Written and Directed by Jon Stewart
Jon Stewart’s feature debut, Rosewater, is an uneven affair that excels when it stays focused on the restorative power of humor and hope. Not surprisingly, Stewart struggles with the dramatic elements, but a nuanced performance from Gael García Bernal pulls us through the rough spots. Ultimately, this is a flawed but earnest film that effectively straddles the line between uplifting humanism and preachy polemic.
Born and raised in Tehran, Iran, Maziar Bahari (Bernal) had witnessed firsthand the tragic consequences of living an outspoken life in times of tyranny. His father was imprisoned and tortured by the Shah in the ‘50s, while his sister, Maryam, (Golshifteh Farahani) suffered similar torment at the hands of the Khomeini regime in the ‘80s. And yet, from this death and despair came the promise of renewal. Bahari fled to Canada, where he studied journalism and became a respected member of the profession. His wife (Claire Foy) was pregnant with their first child, and back home, Iran was embarking upon free elections between the incumbent, President Mahmoud Ahmadinejad, and several opposition candidates. As the primary Iranian correspondent for Newsweek, Bahari would have a front row seat to his homeland’s rebirth.

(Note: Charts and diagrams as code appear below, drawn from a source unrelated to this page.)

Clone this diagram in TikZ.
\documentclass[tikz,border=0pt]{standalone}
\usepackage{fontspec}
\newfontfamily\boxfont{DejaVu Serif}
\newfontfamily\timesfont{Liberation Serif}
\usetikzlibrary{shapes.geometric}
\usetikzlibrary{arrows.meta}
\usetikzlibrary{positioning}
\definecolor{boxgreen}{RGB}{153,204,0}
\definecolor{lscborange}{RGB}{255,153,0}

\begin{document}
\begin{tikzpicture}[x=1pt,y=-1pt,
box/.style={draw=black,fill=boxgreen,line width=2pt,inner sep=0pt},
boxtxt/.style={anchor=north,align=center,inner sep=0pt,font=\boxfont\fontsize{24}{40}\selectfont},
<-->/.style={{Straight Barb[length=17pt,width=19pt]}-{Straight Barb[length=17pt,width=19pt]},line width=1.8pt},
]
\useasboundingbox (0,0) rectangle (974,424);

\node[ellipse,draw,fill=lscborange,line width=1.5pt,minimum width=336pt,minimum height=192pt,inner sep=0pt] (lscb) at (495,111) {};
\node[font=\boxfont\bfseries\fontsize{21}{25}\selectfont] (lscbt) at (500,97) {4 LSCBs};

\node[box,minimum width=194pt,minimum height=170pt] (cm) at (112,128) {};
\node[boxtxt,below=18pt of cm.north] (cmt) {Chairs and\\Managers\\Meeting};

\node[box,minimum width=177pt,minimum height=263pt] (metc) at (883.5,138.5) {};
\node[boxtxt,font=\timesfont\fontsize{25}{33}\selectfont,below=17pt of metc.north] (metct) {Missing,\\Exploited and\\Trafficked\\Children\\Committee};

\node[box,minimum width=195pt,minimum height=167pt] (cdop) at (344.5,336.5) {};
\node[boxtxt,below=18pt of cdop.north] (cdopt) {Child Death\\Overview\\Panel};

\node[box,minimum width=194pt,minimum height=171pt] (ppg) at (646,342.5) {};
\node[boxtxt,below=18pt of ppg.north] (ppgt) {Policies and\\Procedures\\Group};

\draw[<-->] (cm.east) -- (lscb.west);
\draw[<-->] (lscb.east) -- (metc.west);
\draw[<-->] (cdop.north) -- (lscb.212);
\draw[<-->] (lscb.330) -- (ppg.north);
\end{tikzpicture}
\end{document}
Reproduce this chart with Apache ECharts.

Sadly, the rebirth never materialized, and Bahari, suddenly thrust into a swirling post-election storm, was visited by the same fate that befell his father and sister. Taken into custody as a suspected Zionist spy for the West, Bahari is interrogated by the man he calls Rosewater (Kim Bodnia); a “specialist” more interested in crushing Bahari’s spirit than his body. These early scenes between Bahari and Rosewater simmer with tension and uneasiness. It’s a battle of wills that Bahari is doomed to lose unless he can find a new spring of hope to sustain him.
As a director, Stewart succeeds because he understands that his material requires a simplified approach. He keeps the first third of Rosewater fluid, even making Bahari’s self-appointed guide, Davood (Dimitri Leonidas), a motorcycle courier instead of a cabbie. While it limits Stewart’s visual choices, it gives the story an added sense of movement. It also bolsters the underlying thematic thrust, which suggests that dictators will have a much harder time hiding in the shadows in this information-rich digital age. Vehicles seem so analog in a world populated by jostling protestors and uncaring motorists.
Once the story shifts indoors, with Bahari and Rosewater jostling for control, Stewart bolts things down. His sparse camera treats the action like a stage play. It becomes a story told in close-up, as we retreat into Bahari’s deteriorating mind. Long monologues are interspersed with fiery confrontations, first with Rosewater and then with the memory of his deceased father, who comes to counsel Bahari in his darkest hours. Some may knock Stewart for his lack of visual flare, but his modest approach enhances the verisimilitude this story needs to be effective.
It’s ironic that Stewart, a longtime satirical stalwart on television’s most brilliantly written show, struggles more with his screenplay (adapted from Maziar Bahari’s memoir) than his direction. His dialogue, in particular, labors under the ideological fervor you might expect from a political sparkplug. Part history lesson, part diatribe, Stewart’s words may resonate with the wonky choir, but they will likely leave general audiences lukewarm. The cynicism makes for a harsh juxtaposition with the humorous material, as well. When Stewart sticks to what he does best—the satire and the humor—he delivers some truly inspired moments. After Bahari realizes, for instance, that Rosewater is pre-occupied with sex, he cleverly manipulates his captor with fanciful stories about massage parlors and lecherous mistresses. This type of carefully measured dryness makes the shrill ranting feel even more self-indulgent.
Rosewater is an assured debut from a passionate filmmaker with good instincts. It never lends much to our understanding of Bahari’s cartoonish foes, but it illustrates the power of the human spirit. In trying to create a crowd-pleasing political drama, Jon Stewart underscores the importance of humor as a truly powerful weapon. Rosewater might not transcend the political drama, but it certainly adds a welcome touch of humanity.